▸ **WORK REQUIRED**: Write out the material exactly, with the pictures left out.

▸ **ENTRIES**:
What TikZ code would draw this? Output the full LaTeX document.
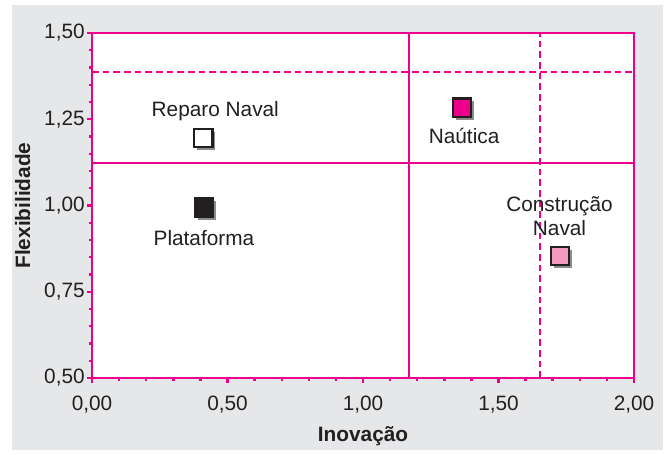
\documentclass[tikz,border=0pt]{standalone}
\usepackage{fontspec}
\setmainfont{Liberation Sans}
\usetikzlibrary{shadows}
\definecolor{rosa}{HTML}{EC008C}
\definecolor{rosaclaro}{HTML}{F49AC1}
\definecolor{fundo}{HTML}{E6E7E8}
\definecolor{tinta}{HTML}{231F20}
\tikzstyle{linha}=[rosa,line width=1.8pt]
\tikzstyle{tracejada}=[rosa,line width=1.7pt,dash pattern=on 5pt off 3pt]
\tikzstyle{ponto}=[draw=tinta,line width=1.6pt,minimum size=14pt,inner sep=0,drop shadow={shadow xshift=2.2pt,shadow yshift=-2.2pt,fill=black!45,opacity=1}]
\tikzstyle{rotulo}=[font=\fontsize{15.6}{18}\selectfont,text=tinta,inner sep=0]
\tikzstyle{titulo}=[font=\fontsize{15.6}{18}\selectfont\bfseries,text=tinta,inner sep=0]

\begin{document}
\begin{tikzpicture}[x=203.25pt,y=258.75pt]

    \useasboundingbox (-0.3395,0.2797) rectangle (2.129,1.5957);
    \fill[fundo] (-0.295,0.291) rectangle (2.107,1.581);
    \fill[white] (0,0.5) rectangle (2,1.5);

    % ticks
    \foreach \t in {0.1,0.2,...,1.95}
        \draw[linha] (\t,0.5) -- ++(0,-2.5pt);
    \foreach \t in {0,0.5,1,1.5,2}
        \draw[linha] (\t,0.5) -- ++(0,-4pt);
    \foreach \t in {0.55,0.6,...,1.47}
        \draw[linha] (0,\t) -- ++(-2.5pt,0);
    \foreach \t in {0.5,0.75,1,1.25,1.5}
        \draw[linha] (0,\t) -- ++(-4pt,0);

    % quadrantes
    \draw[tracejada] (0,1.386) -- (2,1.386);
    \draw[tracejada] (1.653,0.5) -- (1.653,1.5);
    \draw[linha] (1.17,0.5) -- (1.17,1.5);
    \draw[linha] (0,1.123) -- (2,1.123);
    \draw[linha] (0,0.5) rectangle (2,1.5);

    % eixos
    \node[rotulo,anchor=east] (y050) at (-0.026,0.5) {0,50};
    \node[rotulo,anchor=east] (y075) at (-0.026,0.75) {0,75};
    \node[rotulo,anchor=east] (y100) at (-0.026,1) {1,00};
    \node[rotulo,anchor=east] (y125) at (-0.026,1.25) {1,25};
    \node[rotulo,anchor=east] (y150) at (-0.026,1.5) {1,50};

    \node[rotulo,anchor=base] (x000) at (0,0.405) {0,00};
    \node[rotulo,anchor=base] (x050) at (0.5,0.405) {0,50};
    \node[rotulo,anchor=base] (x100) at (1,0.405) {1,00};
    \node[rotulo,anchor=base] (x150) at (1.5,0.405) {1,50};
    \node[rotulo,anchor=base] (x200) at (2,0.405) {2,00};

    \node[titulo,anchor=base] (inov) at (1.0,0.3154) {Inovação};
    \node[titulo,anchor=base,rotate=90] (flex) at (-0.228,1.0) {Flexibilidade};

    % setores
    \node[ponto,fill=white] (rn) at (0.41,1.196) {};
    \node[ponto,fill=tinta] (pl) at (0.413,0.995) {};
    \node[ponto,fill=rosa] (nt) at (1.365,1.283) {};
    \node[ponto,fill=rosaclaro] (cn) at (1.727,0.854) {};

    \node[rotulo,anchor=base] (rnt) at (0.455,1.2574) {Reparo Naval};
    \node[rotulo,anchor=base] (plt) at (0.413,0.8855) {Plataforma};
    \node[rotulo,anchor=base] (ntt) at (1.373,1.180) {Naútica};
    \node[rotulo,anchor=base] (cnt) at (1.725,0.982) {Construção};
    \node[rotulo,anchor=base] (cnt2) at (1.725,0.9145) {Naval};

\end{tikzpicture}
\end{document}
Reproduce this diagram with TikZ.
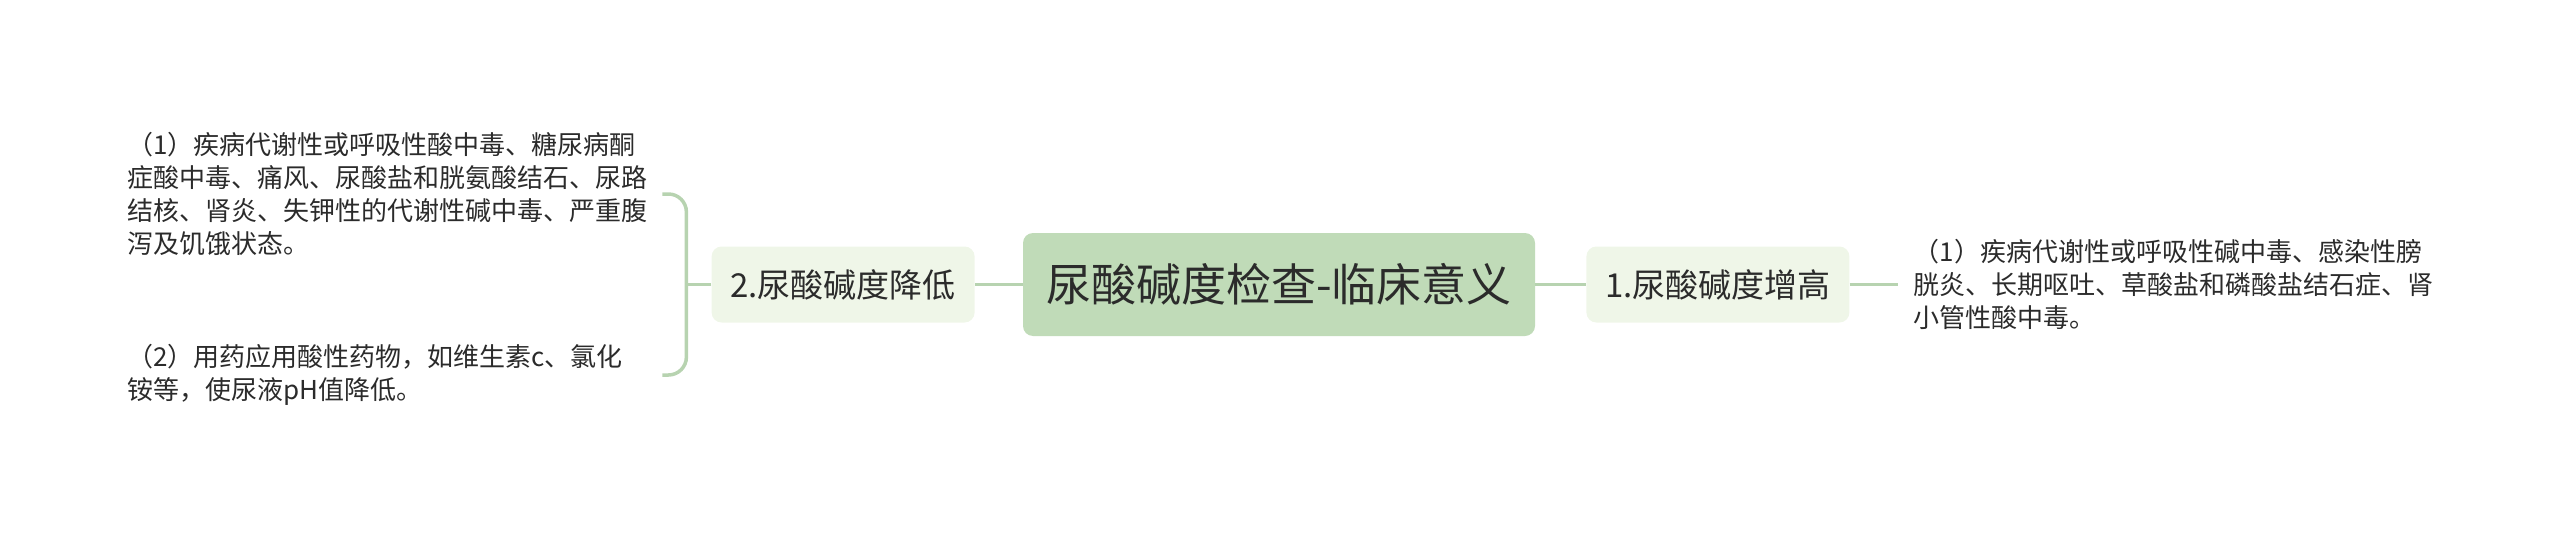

▸ **RESULT FOR THIS EXERCISE**:
What TikZ code would draw this? Output the full LaTeX document.
\documentclass[tikz,border=0pt]{standalone}
\usepackage{fontspec}
\setmainfont{Liberation Sans}
\usetikzlibrary{shadows}
\definecolor{rosa}{HTML}{EC008C}
\definecolor{rosaclaro}{HTML}{F49AC1}
\definecolor{fundo}{HTML}{E6E7E8}
\definecolor{tinta}{HTML}{231F20}
\tikzstyle{linha}=[rosa,line width=1.8pt]
\tikzstyle{tracejada}=[rosa,line width=1.7pt,dash pattern=on 5pt off 3pt]
\tikzstyle{ponto}=[draw=tinta,line width=1.6pt,minimum size=14pt,inner sep=0,drop shadow={shadow xshift=2.2pt,shadow yshift=-2.2pt,fill=black!45,opacity=1}]
\tikzstyle{rotulo}=[font=\fontsize{15.6}{18}\selectfont,text=tinta,inner sep=0]
\tikzstyle{titulo}=[font=\fontsize{15.6}{18}\selectfont\bfseries,text=tinta,inner sep=0]

\begin{document}
\begin{tikzpicture}[x=203.25pt,y=258.75pt]

    \useasboundingbox (-0.3395,0.2797) rectangle (2.129,1.5957);
    \fill[fundo] (-0.295,0.291) rectangle (2.107,1.581);
    \fill[white] (0,0.5) rectangle (2,1.5);

    % ticks
    \foreach \t in {0.1,0.2,...,1.95}
        \draw[linha] (\t,0.5) -- ++(0,-2.5pt);
    \foreach \t in {0,0.5,1,1.5,2}
        \draw[linha] (\t,0.5) -- ++(0,-4pt);
    \foreach \t in {0.55,0.6,...,1.47}
        \draw[linha] (0,\t) -- ++(-2.5pt,0);
    \foreach \t in {0.5,0.75,1,1.25,1.5}
        \draw[linha] (0,\t) -- ++(-4pt,0);

    % quadrantes
    \draw[tracejada] (0,1.386) -- (2,1.386);
    \draw[tracejada] (1.653,0.5) -- (1.653,1.5);
    \draw[linha] (1.17,0.5) -- (1.17,1.5);
    \draw[linha] (0,1.123) -- (2,1.123);
    \draw[linha] (0,0.5) rectangle (2,1.5);

    % eixos
    \node[rotulo,anchor=east] (y050) at (-0.026,0.5) {0,50};
    \node[rotulo,anchor=east] (y075) at (-0.026,0.75) {0,75};
    \node[rotulo,anchor=east] (y100) at (-0.026,1) {1,00};
    \node[rotulo,anchor=east] (y125) at (-0.026,1.25) {1,25};
    \node[rotulo,anchor=east] (y150) at (-0.026,1.5) {1,50};

    \node[rotulo,anchor=base] (x000) at (0,0.405) {0,00};
    \node[rotulo,anchor=base] (x050) at (0.5,0.405) {0,50};
    \node[rotulo,anchor=base] (x100) at (1,0.405) {1,00};
    \node[rotulo,anchor=base] (x150) at (1.5,0.405) {1,50};
    \node[rotulo,anchor=base] (x200) at (2,0.405) {2,00};

    \node[titulo,anchor=base] (inov) at (1.0,0.3154) {Inovação};
    \node[titulo,anchor=base,rotate=90] (flex) at (-0.228,1.0) {Flexibilidade};

    % setores
    \node[ponto,fill=white] (rn) at (0.41,1.196) {};
    \node[ponto,fill=tinta] (pl) at (0.413,0.995) {};
    \node[ponto,fill=rosa] (nt) at (1.365,1.283) {};
    \node[ponto,fill=rosaclaro] (cn) at (1.727,0.854) {};

    \node[rotulo,anchor=base] (rnt) at (0.455,1.2574) {Reparo Naval};
    \node[rotulo,anchor=base] (plt) at (0.413,0.8855) {Plataforma};
    \node[rotulo,anchor=base] (ntt) at (1.373,1.180) {Naútica};
    \node[rotulo,anchor=base] (cnt) at (1.725,0.982) {Construção};
    \node[rotulo,anchor=base] (cnt2) at (1.725,0.9145) {Naval};

\end{tikzpicture}
\end{document}
Reproduce this diagram with TikZ.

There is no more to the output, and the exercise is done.